If more than 2-3 out of 10 franchisees say they would not make the investment again, walk away. These people have skin in the game and every incentive to be positive about their investment.
If you have trouble reaching franchisees because many of the Item 20 phone numbers are disconnected or the businesses have closed since the FDD was issued, the system has a churn problem the FDD data may not yet fully reflect.
If multiple franchisees give nearly identical answers that sound rehearsed, or if they tell you the franchisor asked them to “stay positive” with prospective buyers, the authenticity of the validation process is compromised.
Create a simple spreadsheet to track responses across all your calls. When you can see the data side by side, patterns emerge quickly.
Validation calls do not replace FDD analysis, and FDD analysis does not replace validation calls. You need both.
The FDD gives you the hard data: unit counts, closure rates, fee structures, financial statements, and litigation history. Validation calls give you the human story behind those numbers.
When the FDD data and the franchisee responses align, you can have reasonable confidence in your assessment. When they contradict each other, dig deeper.
Use our franchise library to start your FDD research, then take what you learn into your validation calls armed with specific, data-informed questions. The combination of AI-powered FDD analysis and thorough franchisee validation is the most effective due diligence approach available.
Start your research now and get the data you need before making your first call.
One specific question to push on during validation: “How much working capital did you actually burn through before you hit break-even, and how does that compare to what Item 7 disclosed?” The gap between the two is where most year-one cash crunches live. See franchise working capital: why $50K isn’t enough for the bottom-up math.
You should aim to speak with at least 10-15 current franchisees and 3-5 former franchisees. Speaking with a larger sample reduces the risk of getting a skewed perspective. Make sure to include franchisees from different regions, different tenure lengths, and both high-performing and average-performing locations.
Item 20 of the Franchise Disclosure Document is required to include the name, address, and phone number of every current franchisee in the system. It also lists franchisees who left the system in the past year. This is your primary source for validation contacts.
Most franchisees are willing to share their experience, especially if you are respectful of their time. Call during off-peak hours, introduce yourself as a prospective franchisee, and keep the initial conversation to 15-20 minutes. Some franchisees may decline, which is their right, but if a large number refuse to speak with you, that itself is a data point.
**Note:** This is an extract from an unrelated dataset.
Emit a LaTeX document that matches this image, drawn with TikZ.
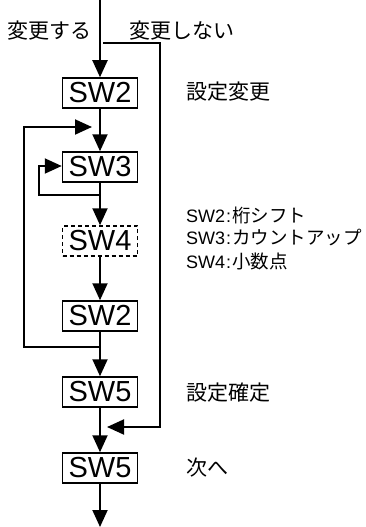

Absolutely not. Franchisors often provide a short list of their happiest, most successful franchisees as references. While you should speak with those people, you must also contact franchisees that you select randomly from the Item 20 list. The franchisor-recommended list gives you the best case; the random calls give you reality.
This is a significant red flag. While a franchisor cannot legally prohibit a franchisee from speaking with you, some try to discourage it. If multiple franchisees tell you they were coached or pressured not to speak with prospective buyers, that tells you something important about the franchisor culture.